Drop the pictures from the entries below, then reproduce the rest exactly.

[Records with drawing code]
○ ○ ○ ○
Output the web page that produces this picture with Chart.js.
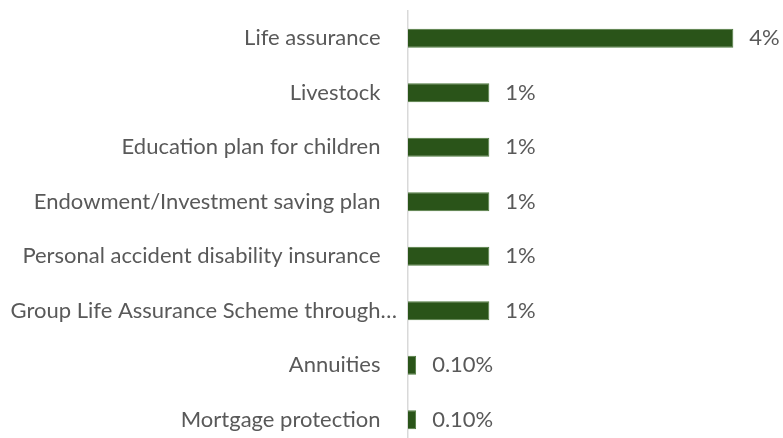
<!DOCTYPE html>
<html>
<head>
<meta charset="utf-8">
<script src="https://cdn.jsdelivr.net/npm/chart.js@4/dist/chart.umd.min.js"></script>
<style>
  html, body { margin: 0; padding: 0; background: #fff; overflow: hidden; }
  #chart { display: block; }
</style>
</head>
<body>
<canvas id="chart" width="783" height="447"></canvas>
<script>
// Insurance products held (% of respondents)
const categories = [
  'Life assurance',
  'Livestock',
  'Education plan for children',
  'Endowment/Investment saving plan',
  'Personal accident disability insurance',
  'Group Life Assurance Scheme through\u2026',
  'Annuities',
  'Mortgage protection'
];
const shares = [4, 1, 1, 1, 1, 1, 0.1, 0.1];

const FONT = { family: 'Lato, "Open Sans", sans-serif', size: 22 };
const TEXT = '#595959';

function fmtPct(v) {
  return v >= 1 ? v + '%' : v.toFixed(2) + '%';
}

// Value labels to the right of each bar
const valueLabels = {
  id: 'valueLabels',
  afterDatasetsDraw(chart) {
    const ctx = chart.ctx;
    const meta = chart.getDatasetMeta(0);
    ctx.save();
    ctx.font = FONT.size + 'px ' + FONT.family;
    ctx.fillStyle = TEXT;
    ctx.textAlign = 'left';
    ctx.textBaseline = 'middle';
    meta.data.forEach((bar, i) => {
      ctx.fillText(fmtPct(chart.data.datasets[0].data[i]), bar.x + 16, bar.y);
    });
    ctx.restore();
  }
};

new Chart(document.getElementById('chart'), {
  type: 'bar',
  data: {
    labels: categories,
    datasets: [{
      data: shares,
      backgroundColor: '#2a5419',
      borderColor: '#4f7a3e',
      borderWidth: 1,
      borderSkipped: 'start',
      barPercentage: 0.7,
      categoryPercentage: 0.5
    }]
  },
  options: {
    indexAxis: 'y',
    responsive: false,
    animation: false,
    layout: { padding: { top: 11, bottom: 0, left: 0, right: 9 } },
    plugins: { legend: { display: false }, tooltip: { enabled: false } },
    scales: {
      x: {
        display: false,
        min: 0,
        max: 4.5
      },
      y: {
        afterFit(scale) {
          scale.width = 408;
          scale.paddingTop = 0;
          scale.paddingBottom = 0;
        },
        grid: { display: false, drawTicks: false },
        border: { display: true, color: '#d9d9d9', width: 1.5 },
        ticks: {
          padding: 11,
          color: TEXT,
          font: FONT,
          callback(value, index) {
            const label = categories[index];
            // full labels sit a little further from the axis than the clipped one
            return label.endsWith('\u2026') ? label : label + '\u2003';
          }
        }
      }
    }
  },
  plugins: [valueLabels]
});
</script>
</body>
</html>
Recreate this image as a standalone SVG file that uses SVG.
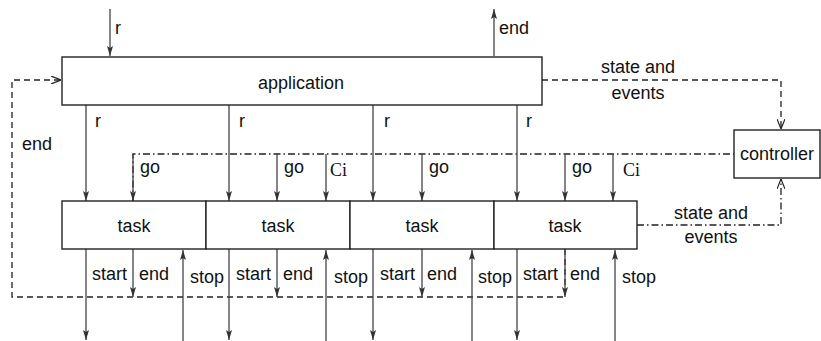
○ ○ ○ ○
> _THE OUTPUT_:
Output the web page that produces this picture with Chart.js.
<!DOCTYPE html>
<html>
<head>
<meta charset="utf-8">
<script src="https://cdn.jsdelivr.net/npm/chart.js@4/dist/chart.umd.min.js"></script>
<style>
  html, body { margin: 0; padding: 0; background: #fff; overflow: hidden; }
  #chart { display: block; }
</style>
</head>
<body>
<canvas id="chart" width="783" height="447"></canvas>
<script>
// Insurance products held (% of respondents)
const categories = [
  'Life assurance',
  'Livestock',
  'Education plan for children',
  'Endowment/Investment saving plan',
  'Personal accident disability insurance',
  'Group Life Assurance Scheme through\u2026',
  'Annuities',
  'Mortgage protection'
];
const shares = [4, 1, 1, 1, 1, 1, 0.1, 0.1];

const FONT = { family: 'Lato, "Open Sans", sans-serif', size: 22 };
const TEXT = '#595959';

function fmtPct(v) {
  return v >= 1 ? v + '%' : v.toFixed(2) + '%';
}

// Value labels to the right of each bar
const valueLabels = {
  id: 'valueLabels',
  afterDatasetsDraw(chart) {
    const ctx = chart.ctx;
    const meta = chart.getDatasetMeta(0);
    ctx.save();
    ctx.font = FONT.size + 'px ' + FONT.family;
    ctx.fillStyle = TEXT;
    ctx.textAlign = 'left';
    ctx.textBaseline = 'middle';
    meta.data.forEach((bar, i) => {
      ctx.fillText(fmtPct(chart.data.datasets[0].data[i]), bar.x + 16, bar.y);
    });
    ctx.restore();
  }
};

new Chart(document.getElementById('chart'), {
  type: 'bar',
  data: {
    labels: categories,
    datasets: [{
      data: shares,
      backgroundColor: '#2a5419',
      borderColor: '#4f7a3e',
      borderWidth: 1,
      borderSkipped: 'start',
      barPercentage: 0.7,
      categoryPercentage: 0.5
    }]
  },
  options: {
    indexAxis: 'y',
    responsive: false,
    animation: false,
    layout: { padding: { top: 11, bottom: 0, left: 0, right: 9 } },
    plugins: { legend: { display: false }, tooltip: { enabled: false } },
    scales: {
      x: {
        display: false,
        min: 0,
        max: 4.5
      },
      y: {
        afterFit(scale) {
          scale.width = 408;
          scale.paddingTop = 0;
          scale.paddingBottom = 0;
        },
        grid: { display: false, drawTicks: false },
        border: { display: true, color: '#d9d9d9', width: 1.5 },
        ticks: {
          padding: 11,
          color: TEXT,
          font: FONT,
          callback(value, index) {
            const label = categories[index];
            // full labels sit a little further from the axis than the clipped one
            return label.endsWith('\u2026') ? label : label + '\u2003';
          }
        }
      }
    }
  },
  plugins: [valueLabels]
});
</script>
</body>
</html>
Recreate this image as a standalone SVG file that uses SVG.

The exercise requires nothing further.